Embedded Graph Convolutional Networks for Real-Time Event Data Processing on SoC FPGAs

from arxiv, Submitted to the IEEE Transactions on Circuits and System for Video Technology. This manuscript was first submitted for publication on March 31, 2024. It has since been revised twice: on May 22, 2024 and June 10, 2024

The utilisation of event cameras represents an important and swiftly evolving trend aimed at addressing the constraints of traditional video systems. Particularly within the automotive domain, these cameras find significant relevance for their integration into embedded real-time systems due to lower latency and energy consumption. One effective approach to ensure the necessary throughput and latency for event processing systems is through the utilisation of graph convolutional networks (GCNs). In this study, we introduce a series of hardware-aware optimisations tailored for PointNet++, a GCN architecture designed for point cloud processing. The proposed techniques result in more than a 100-fold reduction in model size compared to Asynchronous Event-based GNN (AEGNN), one of the most recent works in the field, with a relatively small decrease in accuracy (2.3% for N-Caltech101 classification, 1.7% for N-Cars classification), thus following the TinyML trend. Based on software research, we designed a custom EFGCN (Event-Based FPGA-accelerated Graph Convolutional Network) and we implemented it on ZCU104 SoC FPGA platform, achieving a throughput of 13.3 million events per second (MEPS) and real-time partially asynchronous processing with a latency of 4.47 ms. We also address the scalability of the proposed hardware model to improve the obtained accuracy score. To the best of our knowledge, this study marks the first endeavour in accelerating PointNet++ networks on SoC FPGAs, as well as the first hardware architecture exploration of graph convolutional networks implementation for real-time continuous event data processing. We publish both software and hardware source code in an open repository: https://github.com/vision-agh/*** (will be published upon acceptance).

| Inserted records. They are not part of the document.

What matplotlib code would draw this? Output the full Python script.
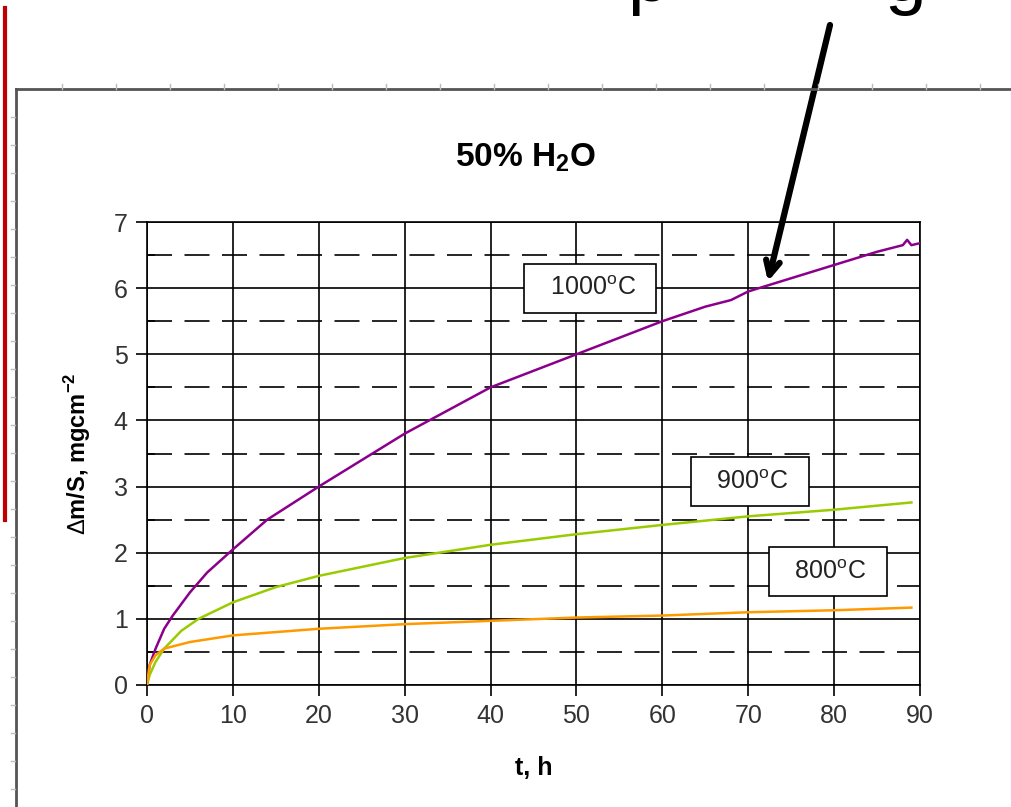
import matplotlib.pyplot as plt
from matplotlib.lines import Line2D
from matplotlib.ticker import MultipleLocator

plt.rcParams['font.family'] = ['Liberation Sans', 'DejaVu Sans']
plt.rcParams['lines.scale_dashes'] = False
plt.rcParams['mathtext.fontset'] = 'custom'
plt.rcParams['mathtext.rm'] = 'Liberation Sans'
plt.rcParams['mathtext.bf'] = 'Liberation Sans:bold'

# Données (t en h, gain de masse en mg/cm2)
t_1000 = [0, 0.3, 1, 2, 3, 5, 7, 10, 14, 20, 25, 30, 35, 40, 45, 50, 55, 60,
          65, 68, 70, 75, 80, 85, 88, 88.5, 89, 90]
m_1000 = [0, 0.3, 0.55, 0.85, 1.05, 1.4, 1.7, 2.05, 2.5, 3.0, 3.4, 3.8, 4.15,
          4.5, 4.75, 5.0, 5.25, 5.5, 5.72, 5.82, 5.95, 6.15, 6.35, 6.55, 6.65,
          6.73, 6.65, 6.68]

t_900 = [0, 0.3, 1, 2, 4, 6, 10, 15, 20, 30, 40, 50, 60, 70, 80, 89]
m_900 = [0, 0.15, 0.35, 0.55, 0.82, 1.0, 1.25, 1.48, 1.65, 1.92, 2.12, 2.28,
         2.42, 2.55, 2.65, 2.76]

t_800 = [0, 0.3, 1, 2, 5, 10, 20, 30, 40, 50, 60, 70, 80, 89]
m_800 = [0, 0.3, 0.45, 0.55, 0.65, 0.75, 0.85, 0.92, 0.97, 1.02, 1.05, 1.1,
         1.13, 1.17]

series = [
    (t_1000, m_1000, '#8B008B', '  1000$^{\\mathrm{o}}$C  ', 51.6, 6.0),
    (t_900, m_900, '#99CC00', '  900$^{\\mathrm{o}}$C  ', 70.2, 3.07),
    (t_800, m_800, '#FF9900', '  800$^{\\mathrm{o}}$C  ', 79.3, 1.71),
]

fig = plt.figure(figsize=(10.12, 8.07), dpi=100)
ax = fig.add_axes([147 / 1012, 1 - 685 / 807, 773 / 1012, 463 / 807])

# Grille : traits pleins aux valeurs entières, tirets aux demi-valeurs
ax.set_xlim(0, 90)
ax.set_ylim(0, 7)
ax.xaxis.set_major_locator(MultipleLocator(10))
ax.yaxis.set_major_locator(MultipleLocator(1))
ax.yaxis.set_minor_locator(MultipleLocator(0.5))
ax.grid(True, which='major', color='black', linewidth=1.2)
ax.grid(True, which='minor', axis='y', color='black', linewidth=1.2,
        dashes=(18, 9))
ax.set_axisbelow(True)

for x, y, c, lab, lx, ly in series:
    ax.plot(x, y, color=c, linewidth=1.8, zorder=3)
    ax.text(lx, ly, lab, fontsize=18, color='#222222', ha='center',
            va='center', zorder=5,
            bbox=dict(boxstyle='square,pad=0.5', facecolor='white',
                      edgecolor='black', linewidth=1.2))

for s in ax.spines.values():
    s.set_color('black')
    s.set_linewidth(1.2)

ax.tick_params(axis='both', which='major', direction='out', length=8,
               width=1.2, labelsize=18, labelcolor='#333333', pad=6)
ax.tick_params(axis='y', which='minor', direction='in', length=6, width=1.2)

ax.set_title('50% H$_{\\mathbf{2}}$O', fontsize=24, fontweight='bold', pad=40,
             x=0.49)
ax.set_xlabel('t, h', fontsize=18, fontweight='bold', labelpad=20)
ax.set_ylabel('$\\Delta$m/S, mgcm$^{\\mathbf{-2}}$', fontsize=17,
              fontweight='bold', labelpad=15)

# Cadre de la zone graphique (capture d'écran Excel)
W, H = 1012, 807
def px(x, y):
    return x / W, 1 - y / H

fig.add_artist(Line2D([16 / W, 1], [1 - 89 / H, 1 - 89 / H], color='#555555',
                      linewidth=2, transform=fig.transFigure))
fig.add_artist(Line2D([16 / W, 16 / W], [0, 1 - 89 / H], color='#555555',
                      linewidth=2, transform=fig.transFigure))
for xt in range(62, W, 54):
    fig.add_artist(Line2D([xt / W, xt / W], [1 - 89 / H, 1 - 84 / H],
                          color='#BBBBBB', linewidth=1,
                          transform=fig.transFigure))
for yt in range(117, H, 28):
    fig.add_artist(Line2D([11 / W, 15 / W], [1 - yt / H, 1 - yt / H],
                          color='#BBBBBB', linewidth=1,
                          transform=fig.transFigure))
fig.add_artist(Line2D([5 / W, 5 / W], [1 - 8 / H, 1 - 520 / H],
                      color='#C00000', linewidth=3,
                      transform=fig.transFigure))

# Texte coupé en haut (seuls les jambages sont visibles) et flèche
fig.text(627 / W, 1 - 1 / H, 'p', fontsize=54, ha='left', va='baseline')
fig.text(906 / W, 1 - 1 / H, 'g', fontsize=54, ha='center', va='baseline')
ax.annotate('', xy=(72.3, 6.1), xycoords='data', xytext=px(830, 25),
            textcoords='figure fraction', annotation_clip=False,
            arrowprops=dict(arrowstyle='->,head_length=1.0,head_width=0.5',
                            color='black', linewidth=4.5,
                            shrinkA=0, shrinkB=0))

fig.savefig('out.png', dpi=100)
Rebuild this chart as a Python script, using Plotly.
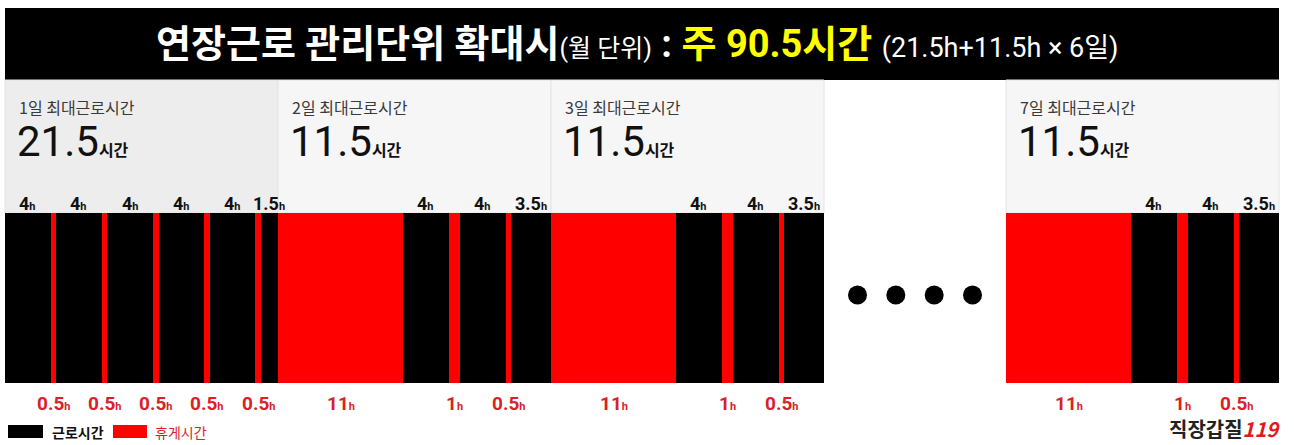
import plotly.graph_objects as go

# ---------------- data ----------------
DAY_NAMES = ["1일", "2일", "3일", "7일"]
GAP_BEFORE_H = [0, 0, 0, 16]          # blank hours (the "...." gap) before each panel

DAY1_KINDS = ["근로", "휴게", "근로", "휴게", "근로", "휴게", "근로", "휴게", "근로", "휴게", "근로"]
DAY1_HOURS = [4, 0.5, 4, 0.5, 4, 0.5, 4, 0.5, 4, 0.5, 1.5]
DAYN_KINDS = ["휴게", "근로", "휴게", "근로", "휴게", "근로"]
DAYN_HOURS = [11, 4, 1, 4, 0.5, 3.5]

SEG_KINDS = [DAY1_KINDS, DAYN_KINDS, DAYN_KINDS, DAYN_KINDS]
SEG_HOURS = [DAY1_HOURS, DAYN_HOURS, DAYN_HOURS, DAYN_HOURS]

TITLE_MAIN = "연장근로 관리단위 확대시"
TITLE_SUB = "(월 단위)"
TITLE_HL = "주 90.5시간"
TITLE_FORMULA = "(21.5h+11.5h × 6일)"
LEGEND_LABELS = ["근로시간", "휴게시간"]

# ---------------- style ----------------
W, H = 1294, 445
PX_PER_H = 11.375
X0 = 5
BLACK = "#000000"
RED = "#ff0000"
LABEL_RED = "#d92228"
FONT = "Roboto, 'Noto Sans CJK KR', sans-serif"
KFONT = "'Noto Sans CJK KR', Roboto, sans-serif"
HEADER_TOP, HEADER_BOT = 8, 80
BAR_TOP, BAR_BOT = 213, 383
BAR_MID = (BAR_TOP + BAR_BOT) / 2


def fmt(h):
    return str(int(h)) if float(h).is_integer() else str(h)


def paper_x(px):
    return px / W


# layout of days along the hour axis
day_start = []
t = 0
for gap, hrs in zip(GAP_BEFORE_H, SEG_HOURS):
    t += gap
    day_start.append(t)
    t += sum(hrs)
total_h = t

fig = go.Figure()

shapes = []
annotations = []

# header bar
shapes.append(dict(type="rect", xref="x", yref="y", x0=0, x1=total_h,
                   y0=HEADER_TOP, y1=HEADER_BOT, fillcolor=BLACK, line_width=0, layer="below"))

# panels
work_s, work_d, brk_s, brk_d = [], [], [], []
for i, (name, kinds, hrs) in enumerate(zip(DAY_NAMES, SEG_KINDS, SEG_HOURS)):
    s0 = day_start[i]
    s1 = s0 + sum(hrs)
    shapes.append(dict(type="rect", xref="x", yref="y", x0=s0, x1=s1,
                       y0=HEADER_BOT, y1=BAR_TOP,
                       fillcolor="#ededed" if i == 0 else "#f6f6f6",
                       line=dict(color="#e4e4e4", width=1), layer="below"))
    work_total = sum(h for k, h in zip(kinds, hrs) if k == "근로")
    px_left = X0 + s0 * PX_PER_H + 13
    annotations.append(dict(x=paper_x(px_left), xref="paper", y=107, yref="y",
                            text=f"{name} 최대근로시간", showarrow=False,
                            xanchor="left", yanchor="middle", borderpad=0,
                            font=dict(family=KFONT, size=16, color="#3a3a3a")))
    annotations.append(dict(x=paper_x(px_left - 2), xref="paper", y=167, yref="y",
                            text=f"{fmt(work_total)}<span style='font-size:16px'><b>시간</b></span>",
                            showarrow=False, xanchor="left", yanchor="bottom", borderpad=0,
                            font=dict(family=FONT, size=42, color="#111111")))
    pos = s0
    for k, h in zip(kinds, hrs):
        c = pos + h / 2
        if k == "근로":
            work_s.append(pos); work_d.append(h)
            annotations.append(dict(x=c, xref="x", y=203, yref="y",
                                    text=f"<b>{fmt(h)}<span style='font-size:11px'>h</span></b>",
                                    showarrow=False, xanchor="center", yanchor="middle",
                                    font=dict(family=FONT, size=18, color="#111111")))
        else:
            brk_s.append(pos); brk_d.append(h)
            annotations.append(dict(x=c, xref="x", y=403, yref="y",
                                    text=f"<b>{fmt(h)}<span style='font-size:11px'>h</span></b>",
                                    showarrow=False, xanchor="center", yanchor="middle",
                                    font=dict(family=FONT, size=19, color=LABEL_RED)))
        pos += h

fig.add_trace(go.Bar(orientation="h", y=[BAR_MID] * len(work_d), x=work_d, base=work_s,
                     width=BAR_BOT - BAR_TOP, marker=dict(color=BLACK, line_width=0),
                     name=LEGEND_LABELS[0], showlegend=False, hoverinfo="skip"))
fig.add_trace(go.Bar(orientation="h", y=[BAR_MID] * len(brk_d), x=brk_d, base=brk_s,
                     width=BAR_BOT - BAR_TOP, marker=dict(color=RED, line_width=0),
                     name=LEGEND_LABELS[1], showlegend=False, hoverinfo="skip"))

# ellipsis dots in the gap
gap_mid = day_start[3] - GAP_BEFORE_H[3] / 2
dot_x = [gap_mid + (j - 1.5) * 3.37 for j in range(4)]
fig.add_trace(go.Scatter(x=dot_x, y=[295] * 4, mode="markers",
                         marker=dict(color=BLACK, size=19), showlegend=False, hoverinfo="skip"))

# header text
header = (f"<b>{TITLE_MAIN}</b><span style='font-size:25px'>{TITLE_SUB}</span> "
          f"<b>:</b> <span style='color:#ffff00'><b>{TITLE_HL}</b></span> "
          f"<span style='font-size:27px'>{TITLE_FORMULA}</span>")
annotations.append(dict(x=paper_x(637), xref="paper", y=44, yref="y", text=header,
                        showarrow=False, xanchor="center", yanchor="middle",
                        font=dict(family=FONT, size=38, color="#ffffff")))

# legend (drawn)
shapes.append(dict(type="rect", xref="paper", yref="y", x0=paper_x(8), x1=paper_x(43),
                   y0=425, y1=438, fillcolor=BLACK, line_width=0))
shapes.append(dict(type="rect", xref="paper", yref="y", x0=paper_x(113), x1=paper_x(147),
                   y0=425, y1=438, fillcolor=RED, line_width=0))
annotations.append(dict(x=paper_x(50), xref="paper", y=432, yref="y", text=f"<b>{LEGEND_LABELS[0]}</b>",
                        showarrow=False, xanchor="left", yanchor="middle",
                        font=dict(family=KFONT, size=14, color="#111111")))
annotations.append(dict(x=paper_x(153), xref="paper", y=432, yref="y", text=LEGEND_LABELS[1],
                        showarrow=False, xanchor="left", yanchor="middle",
                        font=dict(family=KFONT, size=14, color=LABEL_RED)))

# logo
annotations.append(dict(x=paper_x(1282), xref="paper", y=428, yref="y",
                        text="<b>직장갑질</b><span style='color:#e3171d'><b><i>119</i></b></span>",
                        showarrow=False, xanchor="right", yanchor="middle",
                        font=dict(family=KFONT, size=20, color="#222222")))

fig.update_layout(
    width=W, height=H, margin=dict(l=0, r=0, t=0, b=0),
    paper_bgcolor="#ffffff", plot_bgcolor="#ffffff",
    barmode="overlay", bargap=0,
    xaxis=dict(range=[-X0 / PX_PER_H, (W - X0) / PX_PER_H], visible=False, fixedrange=True),
    yaxis=dict(range=[H, 0], visible=False, fixedrange=True),
    shapes=shapes, annotations=annotations, showlegend=False,
    font=dict(family=FONT),
)

fig.write_html("out.html", config={"displayModeBar": False},
               post_script="document.body.style.margin='0';document.body.style.overflow='hidden';")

翻译：事件相机的应用代表了一个重要且快速发展的趋势，旨在解决传统视频系统的局限性。特别是在汽车领域，由于较低的延迟和能耗，这些相机在嵌入式实时系统中的集成具有显著的相关性。确保事件处理系统所需吞吐量和延迟的一种有效方法是利用图卷积网络（GCNs）。在本研究中，我们针对专为点云处理设计的GCN架构PointNet++，引入了一系列硬件感知优化。所提出的技术使得模型大小与领域内最新工作之一——基于异步事件的图神经网络（AEGNN）相比减少了超过100倍，而精度下降相对较小（N-Caltech101分类任务下降2.3%，N-Cars分类任务下降1.7%），从而顺应了TinyML趋势。基于软件研究，我们设计了一个定制的EFGCN（基于事件的FPGA加速图卷积网络），并在ZCU104 SoC FPGA平台上实现了它，达到了每秒1330万事件（MEPS）的吞吐量，以及4.47毫秒延迟的实时部分异步处理能力。我们还探讨了所提出硬件模型的可扩展性，以提升获得的精度分数。据我们所知，本研究标志着在SoC FPGA上加速PointNet++网络的首次尝试，也是针对实时连续事件数据处理的图卷积网络实现的首次硬件架构探索。我们在一个开放仓库中发布了软件和硬件源代码：https://github.com/vision-agh/***（将在论文被接受后发布）。